#### [INSTRUCTIONS TO FOLLOW]
Search the data for the word "with" and copy every line that contains it.

* START *

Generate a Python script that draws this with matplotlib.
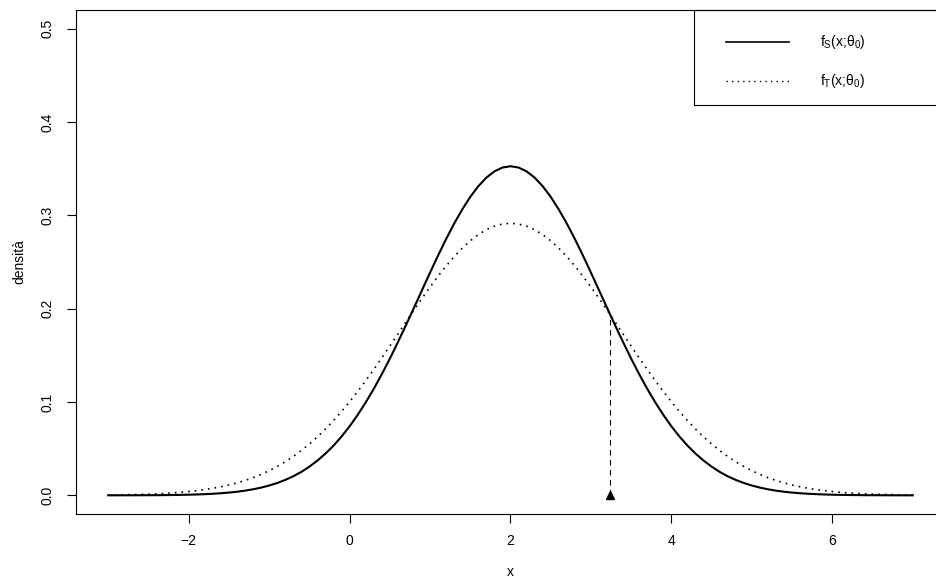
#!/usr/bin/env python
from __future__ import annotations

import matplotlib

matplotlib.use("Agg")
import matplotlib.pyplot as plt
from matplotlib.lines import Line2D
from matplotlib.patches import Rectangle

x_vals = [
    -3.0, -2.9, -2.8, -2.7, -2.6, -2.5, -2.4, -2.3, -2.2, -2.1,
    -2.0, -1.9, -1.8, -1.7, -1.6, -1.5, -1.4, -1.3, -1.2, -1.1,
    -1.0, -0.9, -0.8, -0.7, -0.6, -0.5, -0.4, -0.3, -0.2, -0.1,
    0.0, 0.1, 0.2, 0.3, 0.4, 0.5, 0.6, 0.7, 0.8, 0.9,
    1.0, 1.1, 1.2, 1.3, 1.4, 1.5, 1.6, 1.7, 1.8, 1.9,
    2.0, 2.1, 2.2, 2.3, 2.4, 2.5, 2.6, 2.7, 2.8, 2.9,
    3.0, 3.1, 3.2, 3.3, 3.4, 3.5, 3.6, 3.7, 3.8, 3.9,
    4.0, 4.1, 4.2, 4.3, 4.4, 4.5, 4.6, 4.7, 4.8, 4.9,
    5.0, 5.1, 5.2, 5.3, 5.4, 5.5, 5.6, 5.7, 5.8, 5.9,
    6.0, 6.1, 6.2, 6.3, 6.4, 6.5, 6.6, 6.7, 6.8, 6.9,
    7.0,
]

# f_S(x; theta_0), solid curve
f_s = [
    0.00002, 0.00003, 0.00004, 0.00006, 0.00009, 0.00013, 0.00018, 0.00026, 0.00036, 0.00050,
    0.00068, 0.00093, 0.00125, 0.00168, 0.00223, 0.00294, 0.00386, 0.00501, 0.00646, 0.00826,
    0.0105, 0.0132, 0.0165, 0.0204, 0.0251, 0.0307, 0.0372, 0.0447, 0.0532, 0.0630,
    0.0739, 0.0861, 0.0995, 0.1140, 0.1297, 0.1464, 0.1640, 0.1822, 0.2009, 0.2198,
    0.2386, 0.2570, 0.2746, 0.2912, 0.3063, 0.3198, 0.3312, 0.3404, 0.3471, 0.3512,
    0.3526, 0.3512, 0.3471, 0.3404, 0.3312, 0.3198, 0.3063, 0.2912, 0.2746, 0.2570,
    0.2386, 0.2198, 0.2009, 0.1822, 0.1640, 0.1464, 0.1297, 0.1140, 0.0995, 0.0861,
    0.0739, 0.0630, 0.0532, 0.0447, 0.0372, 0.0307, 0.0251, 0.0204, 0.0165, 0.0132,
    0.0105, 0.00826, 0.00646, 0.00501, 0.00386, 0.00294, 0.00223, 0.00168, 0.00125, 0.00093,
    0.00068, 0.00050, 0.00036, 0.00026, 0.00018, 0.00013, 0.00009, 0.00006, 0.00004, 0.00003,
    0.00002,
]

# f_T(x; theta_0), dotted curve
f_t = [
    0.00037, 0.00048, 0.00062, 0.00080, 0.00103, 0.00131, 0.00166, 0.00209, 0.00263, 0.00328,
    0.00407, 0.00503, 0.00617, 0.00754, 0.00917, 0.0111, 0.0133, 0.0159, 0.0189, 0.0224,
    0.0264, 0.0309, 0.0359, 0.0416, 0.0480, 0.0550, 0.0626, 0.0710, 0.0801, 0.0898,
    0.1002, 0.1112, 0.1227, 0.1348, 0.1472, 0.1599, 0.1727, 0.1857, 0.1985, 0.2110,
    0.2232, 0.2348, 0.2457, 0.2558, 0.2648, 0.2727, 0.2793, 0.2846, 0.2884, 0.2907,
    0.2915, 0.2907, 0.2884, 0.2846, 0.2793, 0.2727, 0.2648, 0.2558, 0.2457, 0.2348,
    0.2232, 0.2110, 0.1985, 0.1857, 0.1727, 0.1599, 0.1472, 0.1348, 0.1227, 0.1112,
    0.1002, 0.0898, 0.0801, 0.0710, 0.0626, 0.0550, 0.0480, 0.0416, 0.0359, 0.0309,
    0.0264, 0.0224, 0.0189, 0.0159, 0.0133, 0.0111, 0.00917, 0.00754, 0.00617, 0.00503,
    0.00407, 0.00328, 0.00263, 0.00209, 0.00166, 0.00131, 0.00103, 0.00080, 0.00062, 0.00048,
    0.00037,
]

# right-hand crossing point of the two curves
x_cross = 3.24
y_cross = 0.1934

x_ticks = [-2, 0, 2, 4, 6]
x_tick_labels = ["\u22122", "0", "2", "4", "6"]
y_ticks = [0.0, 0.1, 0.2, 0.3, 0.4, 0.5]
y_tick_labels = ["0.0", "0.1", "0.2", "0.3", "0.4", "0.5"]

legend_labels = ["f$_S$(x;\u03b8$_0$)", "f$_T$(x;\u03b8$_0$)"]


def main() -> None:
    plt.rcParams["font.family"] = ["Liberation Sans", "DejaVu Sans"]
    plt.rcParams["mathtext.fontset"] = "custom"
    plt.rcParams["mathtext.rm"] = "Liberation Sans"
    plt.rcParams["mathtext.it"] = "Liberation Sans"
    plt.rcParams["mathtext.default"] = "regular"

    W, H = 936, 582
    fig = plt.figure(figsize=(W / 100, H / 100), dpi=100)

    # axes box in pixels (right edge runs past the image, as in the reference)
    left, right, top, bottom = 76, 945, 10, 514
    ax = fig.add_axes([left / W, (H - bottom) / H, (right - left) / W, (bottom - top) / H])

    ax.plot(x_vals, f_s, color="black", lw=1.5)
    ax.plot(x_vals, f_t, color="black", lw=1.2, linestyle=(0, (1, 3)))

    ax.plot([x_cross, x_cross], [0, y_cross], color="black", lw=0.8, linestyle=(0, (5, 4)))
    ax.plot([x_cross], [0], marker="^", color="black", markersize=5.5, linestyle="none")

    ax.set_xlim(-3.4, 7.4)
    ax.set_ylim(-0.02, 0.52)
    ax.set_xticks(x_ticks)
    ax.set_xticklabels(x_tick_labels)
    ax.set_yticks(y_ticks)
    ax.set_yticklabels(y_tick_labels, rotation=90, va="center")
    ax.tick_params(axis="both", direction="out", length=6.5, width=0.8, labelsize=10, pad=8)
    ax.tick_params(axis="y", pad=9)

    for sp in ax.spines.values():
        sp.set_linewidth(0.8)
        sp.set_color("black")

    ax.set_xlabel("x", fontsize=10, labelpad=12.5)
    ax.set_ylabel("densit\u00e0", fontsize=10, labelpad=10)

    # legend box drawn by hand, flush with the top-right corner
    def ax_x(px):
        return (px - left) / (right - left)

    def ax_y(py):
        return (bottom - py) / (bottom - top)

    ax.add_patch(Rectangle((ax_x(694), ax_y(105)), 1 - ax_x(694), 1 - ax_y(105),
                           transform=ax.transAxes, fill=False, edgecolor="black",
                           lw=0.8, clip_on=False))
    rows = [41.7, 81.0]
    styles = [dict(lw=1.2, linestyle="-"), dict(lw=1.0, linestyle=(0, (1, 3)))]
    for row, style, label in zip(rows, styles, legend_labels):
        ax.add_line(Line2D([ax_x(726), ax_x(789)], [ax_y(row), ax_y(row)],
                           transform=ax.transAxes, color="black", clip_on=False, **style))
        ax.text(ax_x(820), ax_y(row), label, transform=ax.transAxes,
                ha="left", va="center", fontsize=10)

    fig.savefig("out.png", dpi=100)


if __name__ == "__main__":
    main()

* END *

#### [SOLUTION BELOW]
Generate a Python script that draws this with matplotlib.
    # legend box drawn by hand, flush with the top-right corner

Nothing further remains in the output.